YOUR INSTRUCTIONS: Identify each line below containing the string "this" and copy it.

Records from a collection
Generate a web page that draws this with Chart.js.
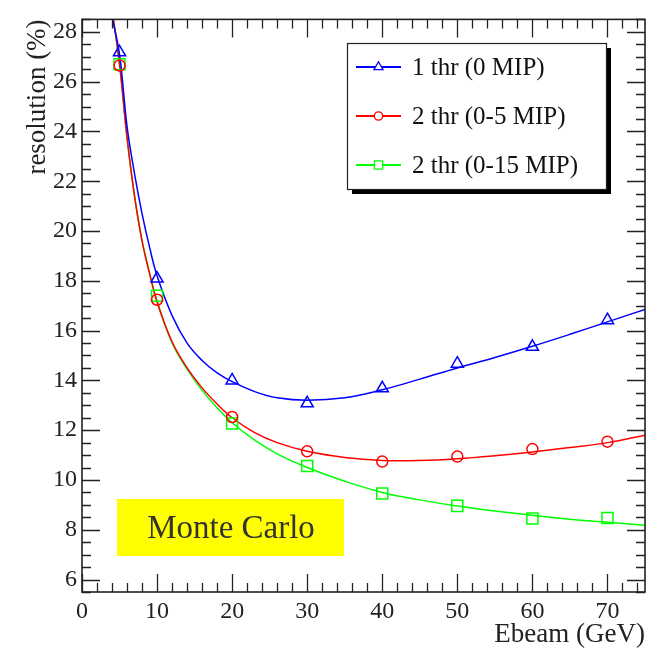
<!DOCTYPE html>
<html lang="en">
<head>
<meta charset="UTF-8">
<title>Resolution vs Ebeam</title>
<style>
  body { margin: 0; padding: 0; background: #fff; }
  #wrap { width: 664px; height: 648px; position: relative; }
</style>
</head>
<body>
<div id="wrap"><canvas id="resChart"></canvas></div>

<script src="https://cdn.jsdelivr.net/npm/chart.js"></script>
<script>
// measured points
const beamE = [5, 10, 20, 30, 40, 50, 60, 70];
const res1thr = [27.18, 18.09, 14.0, 13.08, 13.68, 14.67, 15.35, 16.42];
const res2thr5 = [26.65, 17.24, 12.53, 11.15, 10.74, 10.94, 11.24, 11.54];
const res2thr15 = [26.7, 17.4, 12.27, 10.56, 9.46, 8.96, 8.45, 8.47];

// fit curves
const fitE = [4, 5, 6, 7, 8, 9, 10, 12, 14, 16, 18, 20, 23, 26, 30, 35, 40, 45, 50, 55, 60, 65, 70, 75];
const fit1thr = [28.6, 27.1, 24.2, 22.3, 20.7, 19.35, 18.2, 16.6, 15.5, 14.8, 14.3, 13.95, 13.55, 13.3, 13.2, 13.3, 13.62, 14.05, 14.5, 14.92, 15.37, 15.85, 16.35, 16.85];
const fit2thr5 = [28.9, 26.7, 23.75, 21.4, 19.6, 18.3, 17.15, 15.55, 14.5, 13.7, 13.05, 12.5, 11.9, 11.5, 11.15, 10.9, 10.78, 10.78, 10.85, 10.97, 11.12, 11.3, 11.5, 11.8];
const fit2thr15 = [28.9, 26.7, 23.75, 21.4, 19.6, 18.3, 17.2, 15.5, 14.45, 13.6, 12.9, 12.3, 11.6, 11.05, 10.5, 9.95, 9.5, 9.2, 8.95, 8.75, 8.58, 8.42, 8.3, 8.18];

const seriesNames = ['1 thr (0 MIP)', '2 thr (0-5 MIP)', '2 thr (0-15 MIP)'];
const xTicks = [0, 10, 20, 30, 40, 50, 60, 70];
const yTicks = [6, 8, 10, 12, 14, 16, 18, 20, 22, 24, 26, 28];

const SERIF = '"Liberation Serif", "DejaVu Serif", serif';
const INK = '#222';

function pts(xs, ys) {
  return xs.map((x, i) => ({ x: x, y: ys[i] }));
}

function curve(ys, color) {
  return {
    data: pts(fitE, ys), showLine: true, borderColor: color, borderWidth: 1.5,
    pointRadius: 0, tension: 0.4, order: 1
  };
}

function markers(ys, color, style, r, label) {
  return {
    label: label, data: pts(beamE, ys), showLine: false, borderColor: color,
    backgroundColor: 'transparent', pointStyle: style, pointRadius: r,
    pointBorderWidth: 1.5, order: 0
  };
}

// ROOT style frame with inward ticks on all four sides
const frameTicks = {
  id: 'frameTicks',
  afterDatasetsDraw(chart) {
    const { ctx, chartArea: a, scales: { x, y } } = chart;
    ctx.save();
    ctx.strokeStyle = INK;
    ctx.lineWidth = 1.3;
    ctx.beginPath();
    for (let i = 0; i <= 37; i++) {
      const v = i * 2;
      const px = Math.round(x.getPixelForValue(v)) + 0.5;
      const len = xTicks.includes(v) ? 18 : 9;
      ctx.moveTo(px, a.bottom); ctx.lineTo(px, a.bottom - len);
      ctx.moveTo(px, a.top); ctx.lineTo(px, a.top + len);
    }
    const nY = Math.round((y.max - y.min) / 0.5);
    for (let i = 0; i <= nY; i++) {
      const v = y.min + i * 0.5;
      const py = Math.round(y.getPixelForValue(v)) + 0.5;
      const len = yTicks.includes(v) ? 18 : 9;
      ctx.moveTo(a.left, py); ctx.lineTo(a.left + len, py);
      ctx.moveTo(a.right, py); ctx.lineTo(a.right - len, py);
    }
    ctx.stroke();
    ctx.lineWidth = 1.6;
    ctx.strokeRect(a.left, a.top, a.right - a.left, a.bottom - a.top);
    ctx.restore();
  }
};

// legend box and "Monte Carlo" label
const boxes = {
  id: 'boxes',
  afterDraw(chart) {
    const ctx = chart.ctx;
    ctx.save();
    // Monte Carlo
    ctx.fillStyle = '#ffff00';
    ctx.fillRect(117, 499, 227, 57);
    ctx.fillStyle = '#333';
    ctx.font = '33px ' + SERIF;
    ctx.textAlign = 'center';
    ctx.textBaseline = 'middle';
    ctx.fillText('Monte Carlo', 231, 529);

    // legend
    const L = 347, T = 43, W = 259, H = 146;
    ctx.fillStyle = '#000';
    ctx.fillRect(L + 5, T + 5, W, H);
    ctx.fillStyle = '#fff';
    ctx.fillRect(L, T, W, H);
    ctx.strokeStyle = INK;
    ctx.lineWidth = 1.2;
    ctx.strokeRect(L + 0.5, T + 0.5, W, H);

    const marks = chart.data.datasets.filter(d => d.label);
    marks.forEach((d, i) => {
      const cy = T + 24 + i * 49;
      ctx.strokeStyle = d.borderColor;
      ctx.lineWidth = 2.2;
      ctx.beginPath();
      ctx.moveTo(356, cy); ctx.lineTo(401, cy);
      ctx.stroke();
      ctx.fillStyle = '#fff';
      ctx.lineWidth = 1.3;
      Chart.helpers.drawPoint(ctx, {
        pointStyle: d.pointStyle, radius: d.pointRadius * 0.75, borderWidth: 1.3
      }, 378.5, cy);
      ctx.fillStyle = '#111';
      ctx.font = '25px ' + SERIF;
      ctx.textAlign = 'left';
      ctx.textBaseline = 'middle';
      ctx.fillText(d.label, 412, cy + 1);
    });
    ctx.restore();
  }
};

const tickFont = { family: SERIF, size: 24 };
const titleFont = { family: SERIF, size: 27 };

new Chart(document.getElementById('resChart'), {
  type: 'scatter',
  data: {
    datasets: [
      curve(fit1thr, '#0000ff'),
      curve(fit2thr5, '#ff0000'),
      curve(fit2thr15, '#00ff00'),
      markers(res1thr, '#0000ff', 'triangle', 7, seriesNames[0]),
      markers(res2thr5, '#ff0000', 'circle', 5.5, seriesNames[1]),
      markers(res2thr15, '#00ff00', 'rect', 7.8, seriesNames[2])
    ]
  },
  options: {
    responsive: true,
    maintainAspectRatio: false,
    animation: false,
    layout: { padding: { top: 10, right: 19, left: 0, bottom: 0 } },
    plugins: { legend: { display: false }, tooltip: { enabled: false } },
    scales: {
      x: {
        type: 'linear', min: 0, max: 75,
        grid: { display: false, drawTicks: false }, border: { display: false },
        afterBuildTicks: s => { s.ticks = xTicks.map(v => ({ value: v })); },
        afterFit: s => { s.height = 56; },
        ticks: { color: INK, font: tickFont, padding: 5, maxRotation: 0, autoSkip: false },
        title: { display: true, text: 'Ebeam (GeV)', align: 'end', color: INK, font: titleFont, padding: { top: 0, bottom: -3 } }
      },
      y: {
        type: 'linear', min: 5.5, max: 28.5,
        grid: { display: false, drawTicks: false }, border: { display: false },
        afterBuildTicks: s => { s.ticks = yTicks.map(v => ({ value: v })); },
        afterFit: s => { s.width = 82; },
        ticks: { color: INK, font: tickFont, padding: 5, autoSkip: false },
        title: { display: true, text: 'resolution (%)', align: 'end', color: INK, font: titleFont, padding: { top: 22, bottom: 0 } }
      }
    }
  },
  plugins: [frameTicks, boxes]
});
</script>
</body>
</html>
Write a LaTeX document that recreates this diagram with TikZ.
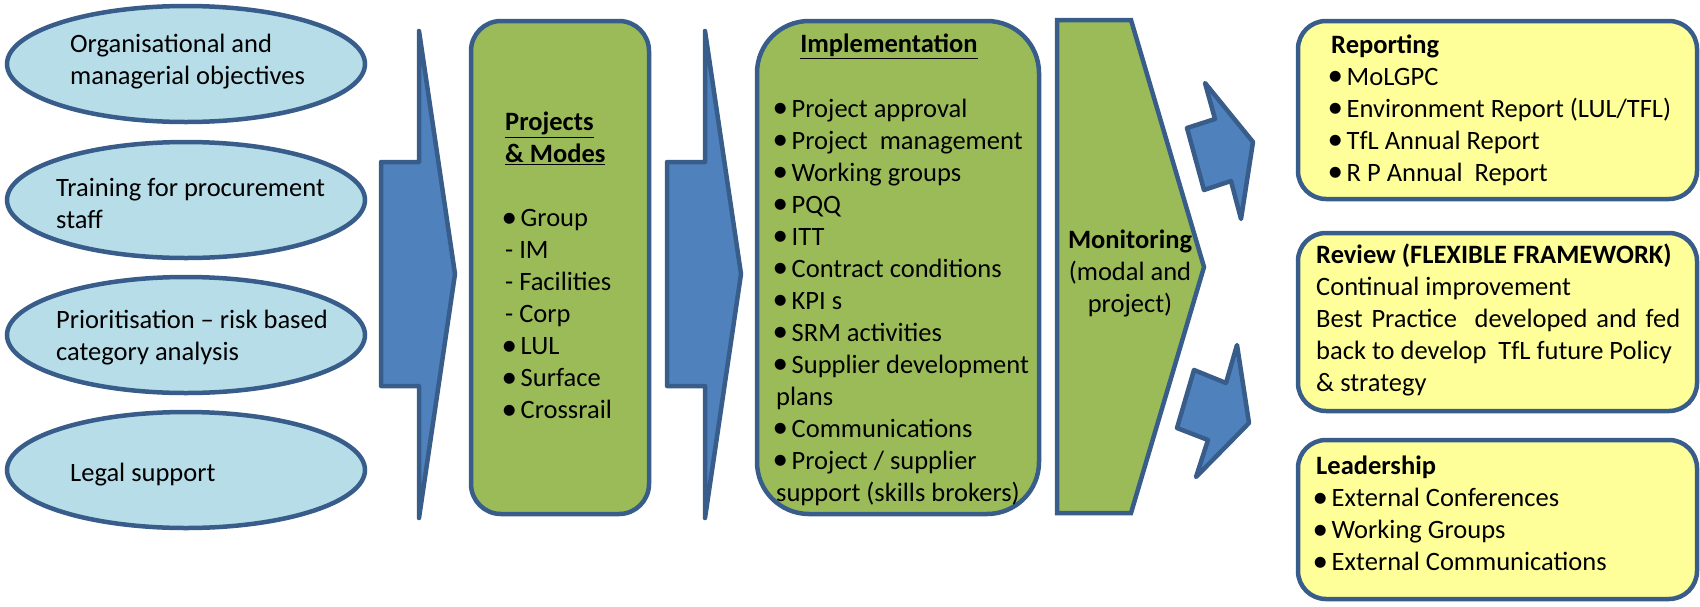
\documentclass[tikz,border=0pt]{standalone}
\usepackage{fontspec}
\setmainfont{Carlito}
\usetikzlibrary{shapes.geometric}

\definecolor{edgeblue}{HTML}{385D8A}
\definecolor{ovalfill}{HTML}{B7DEE8}
\definecolor{arrowfill}{HTML}{4F81BD}
\definecolor{greenfill}{HTML}{9BBB59}
\definecolor{yellowfill}{HTML}{FFFF99}

\newcommand{\bul}{\makebox[15.5pt][l]{\hspace{-3.5pt}\raisebox{-0.8pt}{\fontsize{31}{32}\selectfont\textbullet}}}

\tikzset{
	oval/.style={shape=ellipse, draw=edgeblue, fill=ovalfill, line width=4.5pt, minimum width=358pt, minimum height=116pt, inner sep=0pt},
	greenbox/.style={shape=rectangle, draw=edgeblue, fill=greenfill, line width=4.5pt, inner sep=0pt},
	yellowbox/.style={shape=rectangle, draw=edgeblue, fill=yellowfill, line width=4.5pt, inner sep=0pt, rounded corners=28pt, minimum width=399pt},
	bigarrow/.style={draw=edgeblue, fill=arrowfill, line width=4.5pt, line join=round},
	txt/.style={anchor=west, align=left, inner sep=0pt}
}

\begin{document}
\begin{tikzpicture}[x=1pt, y=-1pt, font=\fontsize{26.5}{32}\selectfont]
	\useasboundingbox (0,0) rectangle (1700,606);
	
	\node[oval] (org)   at (186,64)  {};
	\node[oval] (train) at (186,200) {};
	\node[oval] (prio)  at (186,335) {};
	\node[oval] (legal) at (186,470) {};
	
	\node[txt] (orgtxt)   at (70,62)  {Organisational and\\managerial objectives};
	\node[txt] (traintxt) at (56,203) {Training for procurement\\staff};
	\node[txt] (priotxt)  at (56,338) {Prioritisation -- risk based\\category analysis};
	\node[txt] (legaltxt) at (70,475) {Legal support};
	
	\draw[bigarrow] (381,162) -- (419,162) -- (419,31) -- (455,274) -- (419,518) -- (419,386) -- (381,386) -- cycle;
	\draw[bigarrow] (667,162) -- (705,162) -- (705,31) -- (741,274) -- (705,518) -- (705,386) -- (667,386) -- cycle;
	
	\node[greenbox, rounded corners=30pt, minimum width=178pt, minimum height=493pt] (proj) at (560,267.5) {};
	\node[txt] (projtxt) at (505,266) {\textbf{\underline{Projects}}\\\textbf{\underline{\& Modes}}\\[32pt]\bul Group\\- IM\\- Facilities\\- Corp\\\bul LUL\\\bul Surface\\\bul Crossrail};
	
	\node[greenbox, rounded corners=52pt, minimum width=282pt, minimum height=493pt] (impl) at (898,267.5) {};
	\node (impltitle) at (889,46) {\textbf{\underline{Implementation}}};
	\node[txt] (impltxt) at (776,302) {\bul Project approval\\\bul Project~ management\\\bul Working groups\\\bul PQQ\\\bul ITT\\\bul Contract conditions\\\bul KPI s\\\bul SRM activities\\\bul Supplier development\\plans\\\bul Communications\\\bul Project / supplier\\support (skills brokers)};
	
	\draw[greenbox] (1057,20) -- (1131,20) -- (1204,267) -- (1131,513) -- (1057,513) -- cycle;
	\node[align=center, inner sep=0pt] (montxt) at (1130,273) {\textbf{Monitoring}\\(modal and\\project)};
	
	\draw[bigarrow] (1253,142) -- (1205,83) -- (1215,119) -- (1187,128) -- (1204,190) -- (1231,181) -- (1241,219) -- cycle;
	\draw[bigarrow] (1249,423) -- (1237,345) -- (1226,383) -- (1194,370) -- (1177,428) -- (1208,440) -- (1196,477) -- cycle;
	
	\node[yellowbox, minimum height=178pt] (report) at (1497.5,110) {};
	\node[txt] (reporttxt) at (1331,110) {\textbf{Reporting}\\\bul MoLGPC\\\bul Environment Report (LUL/TFL)\\\bul TfL Annual Report\\\bul R P Annual~ Report};
	
	\node[yellowbox, minimum height=178pt] (review) at (1497.5,322) {};
	\node[txt] (reviewtxt) at (1316,320) {\textbf{Review (FLEXIBLE FRAMEWORK)}\\Continual improvement\\\makebox[364pt][s]{Best Practice~ developed and fed}\\back to develop~ TfL future Policy\\\& strategy};
	
	\node[yellowbox, minimum height=159pt] (lead) at (1497.5,519.5) {};
	\node[txt] (leadtxt) at (1316,513.5) {\textbf{Leadership}\\\bul External Conferences\\\bul Working Groups\\\bul External Communications};
	
\end{tikzpicture}
\end{document}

RIGHT ANSWER:
Generate a web page that draws this with Chart.js.
Write a LaTeX document that recreates this diagram with TikZ.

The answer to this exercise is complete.